E-Waste: A Global Issue with Local Solutions
Only 15-20% of global waste generated by electronics – e-waste – is recycled. The rest ends up in landfills, incinerators, or shipped to developing countries where poverty-stricken workers remove valuable scrap metals and burn the rest, exposing themselves and the environment to high concentrations of toxic chemicals.
The problem of e-waste is fairly straightforward: we love to have the latest and greatest technologies, dumping is cheap, regulations are loose, and incentives for eco-friendly disposal are low.
The US is the planet’s largest producer of discarded, obsolete, surplus, or broken electrical/electronic devices creating 3 million tons yearly. Europeans dispose of 100 million cell phones every year, and the United Nations Environmental Program (UNEP) estimates that e-waste created in rapidly modernizing countries like India could increase by up to 500% over the next decade.
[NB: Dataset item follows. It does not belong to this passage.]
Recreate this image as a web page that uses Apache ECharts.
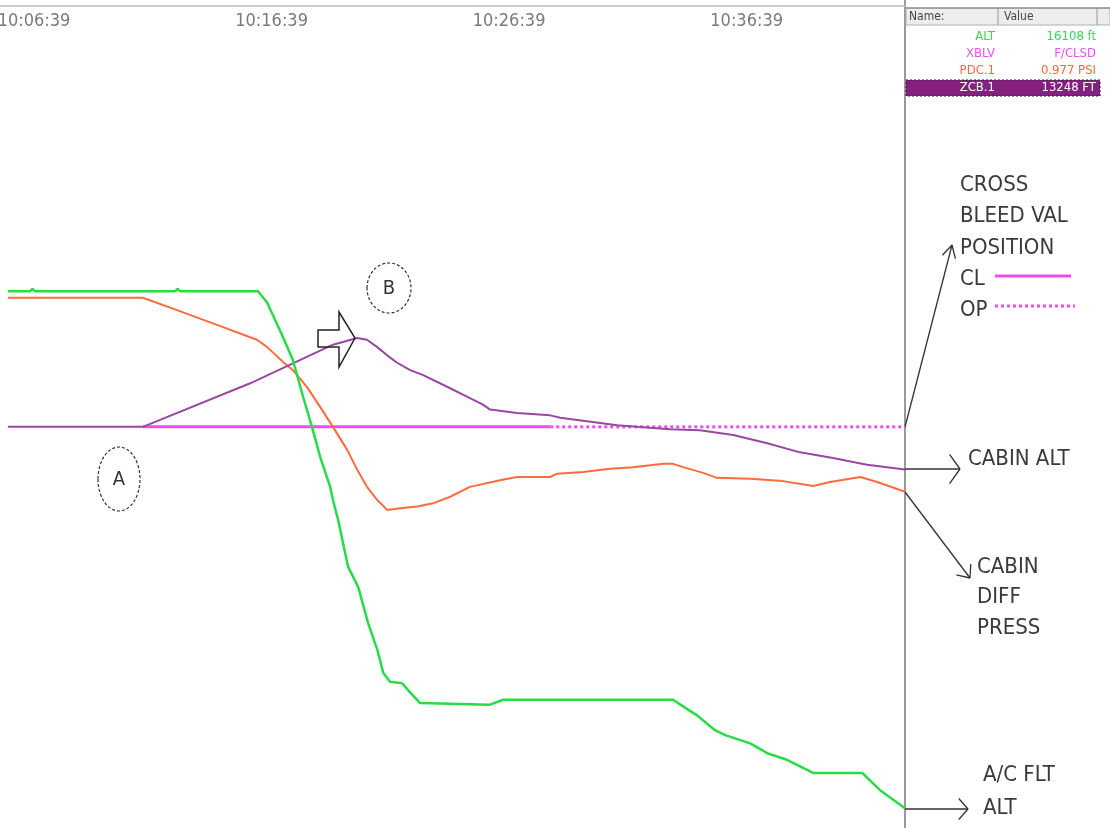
<!DOCTYPE html>
<html>
<head>
<meta charset="utf-8">
<script src="https://cdn.jsdelivr.net/npm/echarts@6/dist/echarts.min.js"></script>
<style>
  html, body { margin: 0; padding: 0; background: #fff; }
  #main { width: 1110px; height: 828px; }
</style>
</head>
<body>
<div id="main"></div>
<script>
// x values are seconds after 10:00:00, y values are % of each trace's scale
var tickTimes = [399, 999, 1599, 2199];

// ALT - aircraft flight altitude
var altTime  = [333, 389, 395, 401, 755, 762, 768, 965, 988, 1028, 1053, 1079, 1101, 1122, 1147, 1154, 1167, 1192, 1218, 1243, 1266, 1281, 1298, 1329, 1349, 1374, 1551, 1584, 2013, 2051, 2074, 2119, 2145, 2208, 2251, 2301, 2367, 2491, 2536, 2599];
var altValue = [65.3, 65.3, 65.6, 65.3, 65.3, 65.6, 65.3, 65.3, 63.9, 59.7, 56.9, 52.4, 48.8, 45.1, 41.5, 39.9, 37.5, 31.8, 29.3, 24.9, 21.7, 18.9, 17.8, 17.6, 16.5, 15.2, 15.0, 15.6, 15.6, 14.4, 13.7, 11.9, 11.3, 10.3, 9.1, 8.3, 6.7, 6.7, 4.6, 2.4];

// PDC.1 - cabin differential pressure
var pdcTime  = [333, 674, 760, 861, 962, 988, 1028, 1053, 1089, 1122, 1154, 1190, 1215, 1240, 1266, 1291, 1324, 1367, 1407, 1450, 1500, 1576, 1619, 1703, 1720, 1786, 1854, 1912, 1988, 2013, 2039, 2089, 2124, 2208, 2291, 2367, 2410, 2486, 2529, 2599];
var pdcValue = [64.5, 64.5, 63.0, 61.2, 59.4, 58.5, 56.7, 55.7, 53.6, 51.2, 48.8, 46.0, 43.6, 41.5, 39.9, 38.7, 38.9, 39.1, 39.5, 40.3, 41.5, 42.3, 42.7, 42.7, 43.1, 43.3, 43.7, 43.9, 44.3, 44.3, 43.9, 43.2, 42.6, 42.5, 42.2, 41.6, 42.1, 42.7, 42.1, 40.9];

// ZCB.1 - cabin altitude
var zcbTime  = [333, 674, 945, 1154, 1215, 1240, 1266, 1291, 1316, 1349, 1382, 1450, 1500, 1533, 1551, 1619, 1703, 1728, 1872, 1922, 2006, 2081, 2165, 2251, 2334, 2417, 2503, 2599];
var zcbValue = [48.8, 48.8, 54.1, 58.8, 59.6, 59.4, 58.5, 57.5, 56.6, 55.7, 55.1, 53.5, 52.3, 51.5, 50.9, 50.5, 50.2, 49.9, 49.0, 48.8, 48.5, 48.4, 47.8, 46.8, 45.7, 45.0, 44.2, 43.6];

// XBLV - cross bleed valve position (CL until 1703 s, then OP)
var xblvTime  = [674, 1703, 2599];
var xblvState = ['CL', 'OP'];
var xblvLevel = 48.8;

// table in the right panel
var tableNames  = ['ALT', 'XBLV', 'PDC.1', 'ZCB.1'];
var tableValues = ['16108 ft', 'F/CLSD', '0.977 PSI', '13248 FT'];
var tableColors = ['#2fd84f', '#e457e8', '#ff6a3a', '#ffffff'];

var GREEN = '#27dc48';
var ORANGE = '#ff6b3d';
var PURPLE = '#9848a0';
var MAGENTA = '#ee4cef';
var NARROW = '"Liberation Sans Narrow", "DejaVu Sans Condensed", "Liberation Sans", sans-serif';

function pairs(t, v) {
  var out = [];
  for (var i = 0; i < t.length; i++) out.push([t[i], v[i]]);
  return out;
}

function xblvSegment(state) {
  var out = [];
  for (var i = 0; i < xblvState.length; i++) {
    if (xblvState[i] === state) {
      out.push([xblvTime[i], xblvLevel], [xblvTime[i + 1], xblvLevel], null);
    }
  }
  return out;
}

function timeLabel(sec) {
  var m = Math.floor(sec / 60), s = sec % 60;
  return '10:' + (m < 10 ? '0' : '') + m + ':' + (s < 10 ? '0' : '') + s;
}

// arrow: shaft from (x1,y1) to tip (x2,y2) with two open wings
function arrow(x1, y1, x2, y2, len, ang) {
  var a = Math.atan2(y1 - y2, x1 - x2);
  var st = { stroke: '#333', lineWidth: 1.3 };
  return [
    { type: 'line', shape: { x1: x1, y1: y1, x2: x2, y2: y2 }, style: st },
    { type: 'line', shape: { x1: x2, y1: y2, x2: x2 + len * Math.cos(a + ang), y2: y2 + len * Math.sin(a + ang) }, style: st },
    { type: 'line', shape: { x1: x2, y1: y2, x2: x2 + len * Math.cos(a - ang), y2: y2 + len * Math.sin(a - ang) }, style: st }
  ];
}

function label(text, x, y, size, color) {
  return { type: 'text', x: x, y: y, style: { text: text, font: size + 'px ' + NARROW, fill: color || '#3a3a3a', verticalAlign: 'middle' } };
}

var graphics = [];
// panel separator
graphics.push({ type: 'line', shape: { x1: 905, y1: 0, x2: 905, y2: 828 }, style: { stroke: '#9a9a9a', lineWidth: 2 } });

// table
graphics.push({ type: 'rect', shape: { x: 906, y: 8, width: 204, height: 17 }, style: { fill: '#ededed', stroke: '#b0b0b0', lineWidth: 1 } });
graphics.push({ type: 'line', shape: { x1: 906, y1: 8, x2: 1110, y2: 8 }, style: { stroke: '#777', lineWidth: 1 } });
graphics.push({ type: 'line', shape: { x1: 998, y1: 8, x2: 998, y2: 25 }, style: { stroke: '#999', lineWidth: 1 } });
graphics.push({ type: 'line', shape: { x1: 1097, y1: 8, x2: 1097, y2: 25 }, style: { stroke: '#999', lineWidth: 1 } });
graphics.push(label('Name:', 909, 17, 12, '#444'));
graphics.push(label('Value', 1004, 17, 12, '#444'));
graphics.push({ type: 'rect', shape: { x: 906, y: 80, width: 194, height: 16 }, style: { fill: '#86207e', stroke: '#222', lineWidth: 1, lineDash: [2, 2] } });
for (var i = 0; i < tableNames.length; i++) {
  var ry = 37 + i * 17;
  graphics.push({ type: 'text', x: 995, y: ry, style: { text: tableNames[i], font: '13px ' + NARROW, fill: tableColors[i], align: 'right', verticalAlign: 'middle' } });
  graphics.push({ type: 'text', x: 1096, y: ry, style: { text: tableValues[i], font: '13px ' + NARROW, fill: tableColors[i], align: 'right', verticalAlign: 'middle' } });
}

// cross bleed valve legend
graphics.push(label('CROSS', 960, 185, 22));
graphics.push(label('BLEED VAL', 960, 216, 22));
graphics.push(label('POSITION', 960, 248, 22));
graphics.push(label('CL', 960, 279, 22));
graphics.push(label('OP', 960, 310, 22));
graphics.push({ type: 'line', shape: { x1: 995, y1: 276, x2: 1071, y2: 276 }, style: { stroke: MAGENTA, lineWidth: 3 } });
graphics.push({ type: 'line', shape: { x1: 995, y1: 306, x2: 1075, y2: 306 }, style: { stroke: MAGENTA, lineWidth: 3, lineDash: [3, 3] } });
graphics = graphics.concat(arrow(905, 427, 952, 245, 14, 0.5));

// cabin alt
graphics.push(label('CABIN ALT', 968, 459, 22));
graphics = graphics.concat(arrow(905, 469, 960, 469, 18, 0.95));

// cabin diff press
graphics.push(label('CABIN', 977, 567, 22));
graphics.push(label('DIFF', 977, 597, 22));
graphics.push(label('PRESS', 977, 628, 22));
graphics = graphics.concat(arrow(905, 492, 970, 578, 14, 0.7));

// a/c flight alt
graphics.push(label('A/C FLT', 983, 775, 22));
graphics.push(label('ALT', 983, 808, 22));
graphics = graphics.concat(arrow(905, 809, 968, 809, 14, 0.85));

// event marks A and B
graphics.push({ type: 'ellipse', shape: { cx: 119, cy: 479, rx: 21, ry: 32 }, style: { fill: 'none', stroke: '#333', lineWidth: 1.2, lineDash: [3, 2] } });
graphics.push({ type: 'text', x: 119, y: 480, style: { text: 'A', font: '20px ' + NARROW, fill: '#333', align: 'center', verticalAlign: 'middle' } });
graphics.push({ type: 'ellipse', shape: { cx: 389, cy: 288, rx: 22, ry: 25 }, style: { fill: 'none', stroke: '#333', lineWidth: 1.2, lineDash: [3, 2] } });
graphics.push({ type: 'text', x: 389, y: 289, style: { text: 'B', font: '20px ' + NARROW, fill: '#333', align: 'center', verticalAlign: 'middle' } });
graphics.push({ type: 'polygon', z: 100, shape: { points: [[318, 330], [339, 330], [339, 312], [355, 338], [339, 367], [339, 347], [318, 347]] }, style: { fill: 'none', stroke: '#222', lineWidth: 1.5 } });

var chart = echarts.init(document.getElementById('main'));
chart.setOption({
  animation: false,
  backgroundColor: '#fff',
  grid: { left: 0, right: 205, top: 6, bottom: 0, containLabel: false, outerBoundsMode: 'none' },
  xAxis: {
    type: 'value',
    position: 'top',
    min: 313,
    max: 2599,
    axisLine: { show: true, onZero: false, lineStyle: { color: '#bdbdbd', width: 1.5 } },
    axisTick: { show: false },
    splitLine: { show: false },
    axisLabel: {
      inside: true,
      margin: 6,
      customValues: tickTimes,
      formatter: timeLabel,
      color: '#7a7a7a',
      fontSize: 18,
      fontFamily: NARROW
    }
  },
  yAxis: { type: 'value', min: 0, max: 100, show: false },
  series: [
    { name: 'XBLV CL', type: 'line', data: xblvSegment('CL'), showSymbol: false, z: 1, lineStyle: { color: MAGENTA, width: 3 } },
    { name: 'XBLV OP', type: 'line', data: xblvSegment('OP'), showSymbol: false, z: 1, lineStyle: { color: MAGENTA, width: 3, type: [3, 3] } },
    { name: 'PDC.1', type: 'line', data: pairs(pdcTime, pdcValue), showSymbol: false, z: 2, lineStyle: { color: ORANGE, width: 2 } },
    { name: 'ZCB.1', type: 'line', data: pairs(zcbTime, zcbValue), showSymbol: false, z: 3, lineStyle: { color: PURPLE, width: 2 } },
    { name: 'ALT', type: 'line', data: pairs(altTime, altValue), showSymbol: false, z: 4, lineStyle: { color: GREEN, width: 2.5 } }
  ],
  graphic: graphics
});
</script>
</body>
</html>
Here are some direct and tangible benefits to creating better funnels for the disposal and recycling of e-waste, according to a report by CompuCycle:
– For every 10,000 tons of material disposed, 296 jobs are created
– Recycling aluminum saves 90% of the energy it would take to mine it again
– Recycling 1 million cell phones would recover 50 lbs of gold, 550 lbs of silver, 20 lbs of palladium, and 20,000 lbs of copper, which values at almost $2 million
So what can you do to be part of the solution? The answer is as straight-forward as the problem; educate yourself and those around you on the tools and methods offered by your community for the proper disposal and recycling of e-waste. Reducing the amount of waste you and your family, your school, or your place of business create can easily become a part of your everyday routine and directly influence the amount of e-waste in your own backyard.
There are several services you can use to reduce your impact. For starters, find out what responsible recycling programs your local waste collection agency offers which meet the standards set forth by the Environmental Protection Agency. There are also several companies like I Got E-waste and All Green Recycling who provide a nationwide pick-up service for large-scale processing. If you are replacing or upgrading equipment that is still functional you can also choose to donate the old equipment to different outlets in your community for reuse rather than recycle.
If you’d like to get more involved in e-waste management solutions and recycling alternatives on a global level, organizations like Solving the E-waste Problem(StEP) and Basel Action Network(BAN) are great places to start.